There is no complexity to this. Our society grew, it prospered, and then it faced disasters. The Mongol invasion. The Black Plague. But mostly, it faced its own prosperity. People no longer had to prove they knew what they were doing in reality. They only had to become popular enough that others would nod and say, sure, he’s a good fellow.

We need look no further than that. We succeeded, and as is the nature of success, we were challenged by others. While our best fought off the threats, our worst gathered and plotted. Then they had their revenge, and took over, and although it took them two centuries, by the 1990s they had control, and since then, they’ve run our society into the ground.

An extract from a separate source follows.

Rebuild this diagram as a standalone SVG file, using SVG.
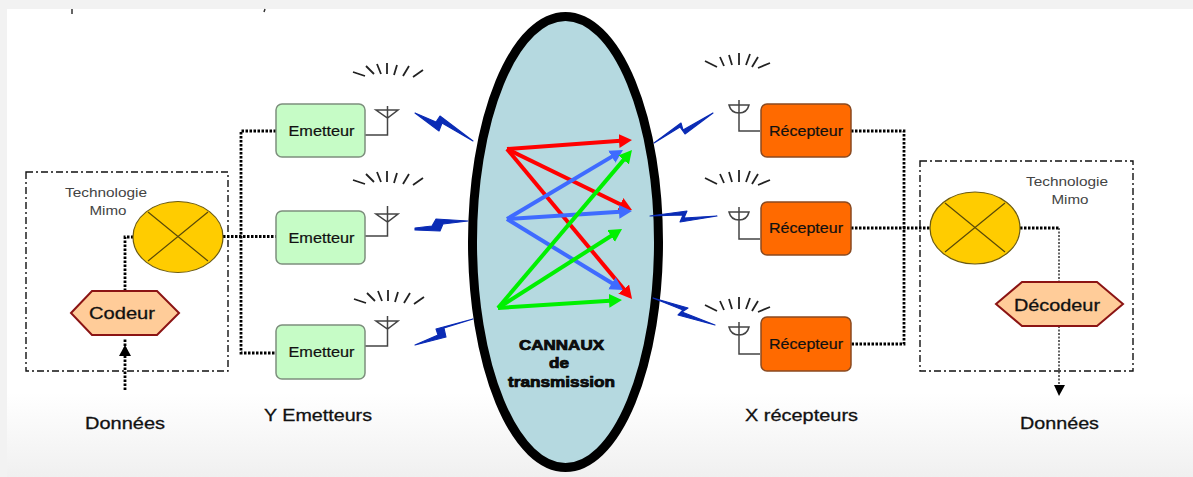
<svg xmlns="http://www.w3.org/2000/svg" xmlns:xlink="http://www.w3.org/1999/xlink" width="1193" height="477" viewBox="0 0 1193 477">
<style>
text{font-family:"Liberation Sans",Arial,sans-serif;fill:#111;text-anchor:middle}
.tx{fill:#c6fcc6;stroke:#7d8f7d;stroke-width:1.5}
.rx{fill:#ff6a00;stroke:#8a4a20;stroke-width:1.5}
.hex{fill:#ffcc99;stroke:#8b1414;stroke-width:2}
.mix{fill:#ffcc00;stroke:#6b5a10;stroke-width:1.2}
.mixl{stroke:#5a4a08;stroke-width:1.2;fill:none}
.ant{fill:none;stroke:#444;stroke-width:1.5}
.tick{fill:none;stroke:#222;stroke-width:1.8}
.bolt{fill:#0a2bb5;stroke:#0a2bb5;stroke-width:1.1;stroke-linejoin:round}
.frame{fill:none;stroke:#111;stroke-width:1.4;stroke-dasharray:7 3 2 3}
.dot{fill:none;stroke:#000;stroke-width:2.8;stroke-dasharray:2.5 1.5}
.dot2{fill:none;stroke:#333;stroke-width:1.5;stroke-dasharray:2 1.5}
.r{stroke:#ff0000;stroke-width:4;fill:none}
.b{stroke:#3f6bff;stroke-width:4;fill:none}
.g{stroke:#00f000;stroke-width:4;fill:none}
.lbl{font-size:17px;stroke:#111;stroke-width:.3}
.small{font-size:14px;stroke:#111;stroke-width:.2}
.tech{font-size:13px;fill:#444}
.chan{font-size:14px;font-weight:bold;stroke:#000;stroke-width:.7}
</style>
<defs>
<linearGradient id="bg" x1="0" y1="0" x2="0" y2="1"><stop offset="0.82" stop-color="#fff"/><stop offset="1" stop-color="#f0f0f0"/></linearGradient>
<marker id="mr" markerUnits="userSpaceOnUse" markerWidth="18" markerHeight="16" refX="5" refY="7" orient="auto"><path d="M0 0L13 7L0 14Z" fill="#ff0000"/></marker>
<marker id="mb" markerUnits="userSpaceOnUse" markerWidth="18" markerHeight="16" refX="5" refY="7" orient="auto"><path d="M0 0L13 7L0 14Z" fill="#3f6bff"/></marker>
<marker id="mg" markerUnits="userSpaceOnUse" markerWidth="18" markerHeight="16" refX="5" refY="7" orient="auto"><path d="M0 0L13 7L0 14Z" fill="#00f000"/></marker>
<g id="txTicks" class="tick"><path d="M353 72L365 76M366 66L374 74M377 64L381 74M387 63V74M397 65L394 75M409 66L403 76M423 70L413 77"/></g>
<g id="rxTicks" class="tick"><path d="M705 61L717 67M720 57L724 66M729 55L732 65M739 53V65M750 54L746 65M758 57L752 67M770 63L758 68"/></g>
</defs>
<rect width="1193" height="477" fill="#f2f2f2"/>
<rect x="7" y="9" width="1186" height="468" fill="url(#bg)"/>
<path d="M72 9V14M265 9L264 12" stroke="#333" stroke-width="1.500" fill="none"/>

<g id="frames">
<rect class="frame" x="26" y="172" width="202" height="199"/>
<rect class="frame" x="920" y="161" width="213" height="210"/>
</g>

<g id="connectors">
<path class="dot" d="M125 291V237H133"/>
<path class="dot" d="M223 236.500H276"/>
<path class="dot" d="M276 131H241V353H276"/>
<path class="dot" d="M125 390V338"/>
<path d="M125 345L131 356H119Z" fill="#000"/>
<path class="dot" d="M851 131H904V344H851"/>
<path class="dot" d="M851 228H930"/>
<path class="dot" d="M1020 228H1059"/>
<path class="dot2" d="M1059 228V282"/>
<path class="dot2" d="M1059 326V386"/>
<path d="M1059 396L1065 385H1054Z" fill="#000"/>
</g>

<g id="channel">
<ellipse cx="565.500" cy="242" rx="93" ry="225.500" fill="#b5d9e0" stroke="#000" stroke-width="9"/>
<path class="r" marker-end="url(#mr)" d="M507 149L624 140.600"/>
<path class="r" marker-end="url(#mr)" d="M507 149L624.800 206.500"/>
<path class="r" marker-end="url(#mr)" d="M507 149L626.900 292.900"/>
<path class="b" marker-end="url(#mb)" d="M507 219L616.100 154.100"/>
<path class="b" marker-end="url(#mb)" d="M507 219L624 211.500"/>
<path class="b" marker-end="url(#mb)" d="M507 219L616.200 285.800"/>
<path class="g" marker-end="url(#mg)" d="M498 308L626.800 156.100"/>
<path class="g" marker-end="url(#mg)" d="M498 308L615.300 233.300"/>
<path class="g" marker-end="url(#mg)" d="M498 308L614 300.500"/>
<text class="chan" x="561.500" y="350" textLength="85" lengthAdjust="spacingAndGlyphs">CANNAUX</text>
<text class="chan" x="559" y="368" textLength="20" lengthAdjust="spacingAndGlyphs">de</text>
<text class="chan" x="561.500" y="387" textLength="107" lengthAdjust="spacingAndGlyphs">transmission</text>
</g>

<g id="bolts">
<path class="bolt" d="M415 113L436 122L440 116L473 141L442 123L439 131Z"/>
<path class="bolt" d="M415 228L432 226L436 219L468 221L443 224L440 231L415 230Z"/>
<path class="bolt" d="M415 345L438 335L436 329L473 319L444 328L446 337Z"/>
<path class="bolt" d="M654 143L681 123L683 130L713 113L685 134L680 127Z"/>
<path class="bolt" d="M650 216L687 211L684 218L717 216L680 222L683 215Z"/>
<path class="bolt" d="M653 298L688 308L682 312L715 325L678 315L683 310Z"/>
</g>

<g id="emetteur1">
<use xlink:href="#txTicks" href="#txTicks"/>
<path class="ant" d="M365 135H387.500V106M376 110H398L387.500 118Z"/>
<rect class="tx" x="276" y="104" width="89" height="53" rx="6"/>
<text class="small" x="321.500" y="136" textLength="66" lengthAdjust="spacingAndGlyphs">Emetteur</text>
</g>
<g id="emetteur2">
<use xlink:href="#txTicks" href="#txTicks" y="108"/>
<path class="ant" d="M365 236H387.500V206M376 214H398L387.500 222Z"/>
<rect class="tx" x="276" y="211" width="89" height="53" rx="6"/>
<text class="small" x="321.500" y="243" textLength="66" lengthAdjust="spacingAndGlyphs">Emetteur</text>
</g>
<g id="emetteur3">
<use xlink:href="#txTicks" href="#txTicks" x="1" y="227"/>
<path class="ant" d="M365 346H387.500V316M376 321H398L387.500 329Z"/>
<rect class="tx" x="276" y="325" width="89" height="54" rx="6"/>
<text class="small" x="321.500" y="357" textLength="66" lengthAdjust="spacingAndGlyphs">Emetteur</text>
</g>

<g id="recepteur1">
<use xlink:href="#rxTicks" href="#rxTicks"/>
<path class="ant" d="M760 131H739V100M729 105H749Q747 113 739 113Q731 113 729 105Z"/>
<rect class="rx" x="761" y="104" width="90" height="53" rx="6"/>
<text class="small" x="806" y="136" textLength="74" lengthAdjust="spacingAndGlyphs">Récepteur</text>
</g>
<g id="recepteur2">
<use xlink:href="#rxTicks" href="#rxTicks" y="117"/>
<path class="ant" d="M760 239H739V207M729 212H749Q747 220 739 220Q731 220 729 212Z"/>
<rect class="rx" x="761" y="202" width="90" height="53" rx="6"/>
<text class="small" x="806" y="233" textLength="74" lengthAdjust="spacingAndGlyphs">Récepteur</text>
</g>
<g id="recepteur3">
<use xlink:href="#rxTicks" href="#rxTicks" y="244"/>
<path class="ant" d="M760 354H739V322M729 327H749Q747 335 739 335Q731 335 729 327Z"/>
<rect class="rx" x="761" y="317" width="90" height="54" rx="6"/>
<text class="small" x="806" y="349" textLength="74" lengthAdjust="spacingAndGlyphs">Récepteur</text>
</g>

<g id="mimoGauche">
<text class="tech" x="106" y="197" textLength="82" lengthAdjust="spacingAndGlyphs">Technologie</text>
<text class="tech" x="108" y="215" textLength="37" lengthAdjust="spacingAndGlyphs">Mimo</text>
<ellipse class="mix" cx="178" cy="237" rx="45" ry="35.500"/>
<path class="mixl" d="M148 212L208 261M208 212L148 261"/>
</g>
<g id="mimoDroite">
<text class="tech" x="1067" y="186" textLength="82" lengthAdjust="spacingAndGlyphs">Technologie</text>
<text class="tech" x="1070" y="204" textLength="37" lengthAdjust="spacingAndGlyphs">Mimo</text>
<ellipse class="mix" cx="975" cy="228" rx="45" ry="36"/>
<path class="mixl" d="M945 203L1005 252M1005 203L945 252"/>
</g>

<g id="codeur">
<path class="hex" d="M71 313L92 291H157L179 313L157 335H92Z"/>
<text class="lbl" x="122" y="319" textLength="66" lengthAdjust="spacingAndGlyphs">Codeur</text>
</g>
<g id="decodeur">
<path class="hex" d="M996 304L1022 282H1097L1123 304L1097 326H1022Z"/>
<text class="lbl" x="1057" y="311" textLength="86" lengthAdjust="spacingAndGlyphs">Décodeur</text>
</g>

<g id="labels">
<text class="lbl" x="125" y="429" textLength="80" lengthAdjust="spacingAndGlyphs">Données</text>
<text class="lbl" x="318" y="421" textLength="108" lengthAdjust="spacingAndGlyphs">Y Emetteurs</text>
<text class="lbl" x="801.500" y="421" textLength="113" lengthAdjust="spacingAndGlyphs">X récepteurs</text>
<text class="lbl" x="1059.500" y="429" textLength="79" lengthAdjust="spacingAndGlyphs">Données</text>
</g>
</svg>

Our response to this should not be to try to compete with them on the basis of victimhood. Those who cannot succeed in reality and depend upon group approval to thrive will always be bigger victims. They will offer a Devil’s Bargain: join us, and get free stuff from our betters; you cannot match that for no-accountability all-reward deals! Nor can we beat them by being more egalitarian; they have no standards — what is more egalitarian than that?

Instead, we should take responsibility for our past. We made a boo-boo. We accepted the equality of all people in lieu of demanding that people prove themselves through creativity, loyalty and real-world results. As a result, we were overrun by incompetents.

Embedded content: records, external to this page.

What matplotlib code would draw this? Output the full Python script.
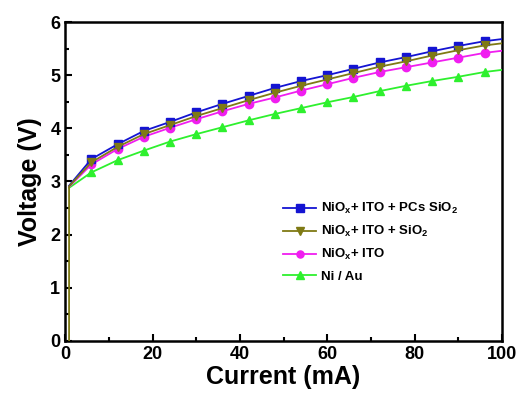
import numpy as np
import matplotlib
matplotlib.use('Agg')
import matplotlib.pyplot as plt
from matplotlib.ticker import MultipleLocator

plt.rcParams['font.family'] = ['Liberation Sans', 'DejaVu Sans']
plt.rcParams['font.weight'] = 'bold'
plt.rcParams['mathtext.fontset'] = 'custom'
plt.rcParams['mathtext.rm'] = 'Liberation Sans:bold'
plt.rcParams['mathtext.bf'] = 'Liberation Sans:bold'

# current (mA)
current = [0.9, 0.9, 6, 12, 18, 24, 30, 36, 42, 48, 54, 60, 66, 72, 78, 84, 90, 96, 100]

v_pcs = [2.92, 2.92, 3.42, 3.70, 3.95, 4.12, 4.30, 4.46, 4.61, 4.76, 4.89, 5.00, 5.12,
         5.24, 5.34, 5.45, 5.55, 5.64, 5.68]
v_sio2 = [0.0, 2.91, 3.36, 3.65, 3.89, 4.06, 4.23, 4.38, 4.53, 4.67, 4.80, 4.92, 5.04,
          5.16, 5.26, 5.37, 5.47, 5.56, 5.60]
v_ito = [2.90, 2.90, 3.32, 3.61, 3.84, 4.01, 4.17, 4.32, 4.46, 4.58, 4.71, 4.83, 4.95,
         5.06, 5.15, 5.24, 5.33, 5.42, 5.46]
v_niau = [2.88, 2.88, 3.17, 3.40, 3.58, 3.75, 3.89, 4.02, 4.15, 4.27, 4.38, 4.49, 4.59,
          4.70, 4.80, 4.89, 4.97, 5.06, 5.10]

labels = [r'NiO$_\mathregular{x}$+ ITO + PCs SiO$_\mathregular{2}$',
          r'NiO$_\mathregular{x}$+ ITO + SiO$_\mathregular{2}$',
          r'NiO$_\mathregular{x}$+ ITO',
          'Ni / Au']
colors = ['#1414d2', '#7f7a14', '#f01ef0', '#2ef02e']
markers = ['s', 'v', 'o', '^']
series = [v_pcs, v_sio2, v_ito, v_niau]
zorders = [5, 6, 4, 3]

fig = plt.figure(figsize=(5.17, 3.94), dpi=100)
ax = fig.add_axes([0.126, 0.135, 0.845, 0.809])

mark_idx = list(range(2, len(current) - 1))
for v, c, m, lab, z in zip(series, colors, markers, labels, zorders):
    ax.plot(current, v, color=c, lw=1.3, marker=m, markersize=6,
            markevery=mark_idx, label=lab, zorder=z)

ax.set_xlim(0, 100)
ax.set_ylim(0, 6)
ax.xaxis.set_major_locator(MultipleLocator(20))
ax.xaxis.set_minor_locator(MultipleLocator(10))
ax.yaxis.set_major_locator(MultipleLocator(1))
ax.yaxis.set_minor_locator(MultipleLocator(0.5))
ax.tick_params(which='both', direction='in', labelsize=13, width=1.5)
ax.tick_params(which='major', length=5)
ax.tick_params(which='minor', length=3)
for s in ax.spines.values():
    s.set_linewidth(1.8)
for t in ax.get_xticklabels() + ax.get_yticklabels():
    t.set_fontweight('bold')

ax.set_xlabel('Current (mA)', fontsize=18, fontweight='bold', labelpad=2)
ax.set_ylabel('Voltage (V)', fontsize=18, fontweight='bold', labelpad=6)

ax.legend(loc='center left', bbox_to_anchor=(0.499, 0.31), frameon=False,
          prop={'size': 9.5, 'weight': 'bold'}, handlelength=2.5, labelspacing=0.6,
          handletextpad=0.4, borderpad=0, borderaxespad=0, markerscale=0.85)

fig.savefig('out.png', dpi=100)
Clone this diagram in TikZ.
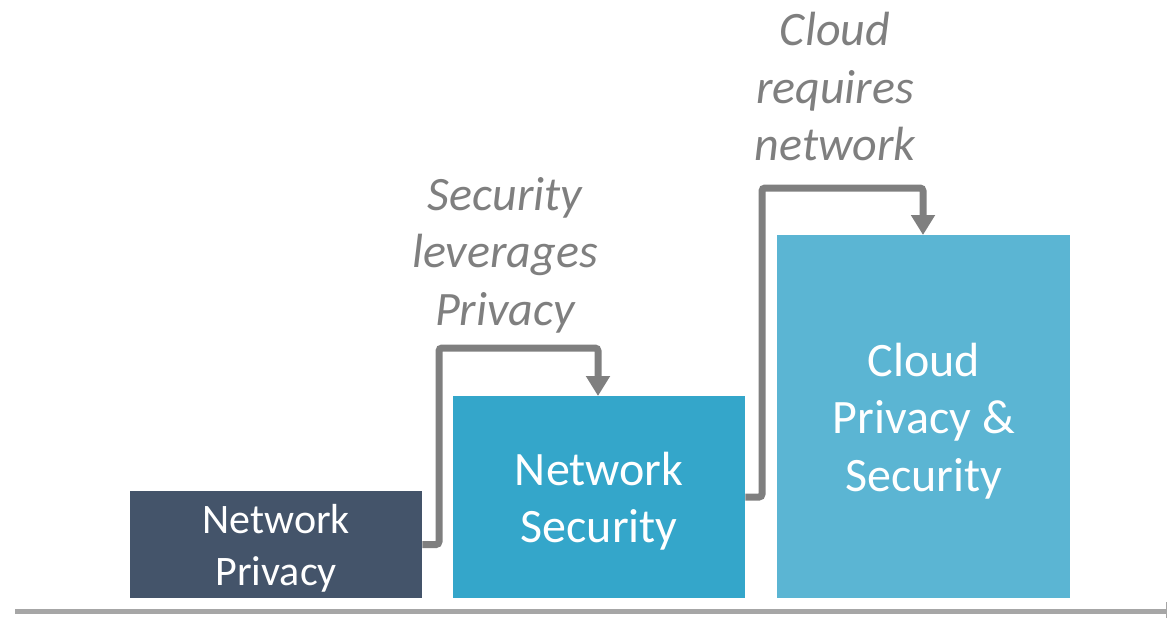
\documentclass[tikz,border=0pt]{standalone}
\usepackage{fontspec}
\setmainfont{Carlito}
\usetikzlibrary{arrows.meta}
\definecolor{darkbox}{HTML}{44546A}
\definecolor{midbox}{HTML}{34A6CA}
\definecolor{lightbox}{HTML}{5BB5D3}
\definecolor{conngray}{HTML}{7F7F7F}
\definecolor{axisgray}{HTML}{A6A6A6}
\begin{document}
\begin{tikzpicture}[x=1pt,y=-1pt,
  stepbox/.style={inner sep=0pt, anchor=north west},
  boxtext/.style={text=white, align=center, inner sep=0pt,
    font=\fontsize{48}{57.5}\selectfont},
  lbl/.style={text=conngray, align=center, font=\fontsize{48}{57.5}\selectfont\itshape},
  conn/.style={draw=conngray, line width=7pt, rounded corners=3pt,
    -{Triangle[width=23pt,length=20pt]}},
  axis/.style={draw=axisgray, line width=5pt}]
\useasboundingbox (0,0) rectangle (1168,622);
\node[stepbox, fill=darkbox, minimum width=292pt, minimum height=107pt] (np) at (130,491) {};
\node[stepbox, fill=midbox, minimum width=292pt, minimum height=202pt] (ns) at (453,396) {};
\node[stepbox, fill=lightbox, minimum width=293pt, minimum height=363pt] (cp) at (777,235) {};
\node[boxtext, font=\fontsize{42}{52}\selectfont] (npt) at ([yshift=-4pt]np.center) {Network\\Privacy};
\node[boxtext] (nst) at ([yshift=-4pt]ns.center) {Network\\Security};
\node[boxtext] (cpt) at ([yshift=-4pt]cp.center) {Cloud\\Privacy \&\\Security};
\node[lbl] (l1) at (505,255) {Security\\leverages\\Privacy};
\node[lbl] (l2) at (835,87) {Cloud\\requires\\network};
\draw[conn] (np.east) -- (439,544.5) |- (598,348) -- (ns.north -| 598,0);
\draw[conn] (ns.east) -- (762,497) |- (923,188) -- (cp.north -| 923,0);
\coordinate (ax0) at (15,611);
\coordinate (ax1) at (1166,611);
\draw[axis] (ax0) -- (ax1);
\draw[draw=axisgray, line width=1pt] ([yshift=-7pt]ax1) -- ([yshift=9pt]ax1);
\end{tikzpicture}
\end{document}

All of the people blaming The Jew&trade, The Rich™ or other scapegoats are concealing this fundamental truth: we did this to ourselves by accepting equality as a notion. Even if we destroy all of those scapegoats, our problem remains. We have to fix the problem, or it ends us.

Victimhood is the opposite of responsibility because victimhood necessitates scapegoating. We cannot simply say, “The gods screwed us,” as William S. Burroughs suggests is healthier. We must blame someone for our own failings. This leads us away from the obvious, which is to look at where we went wrong and to correct it.

Amerika the blog will never be as popular as those blogs which say, “There, there, little Caucasian. Some horrible Other did this to you, and you do not need to change yourself, at all.” Those blogs offer a scapegoat and an emotionally-satisfying story of the white victim versus the other.

But that mentality puts us in the position of meek underlings, not conquerors. We need to instead regain our role as leaders and conquerors. We can only do that by identifying our bad decision, sucking it up and admitting our mistake, and then choosing a new direction. Let us finally escape the past of error. But first, we must become accountable for our mistakes, and for the duty to overcome them.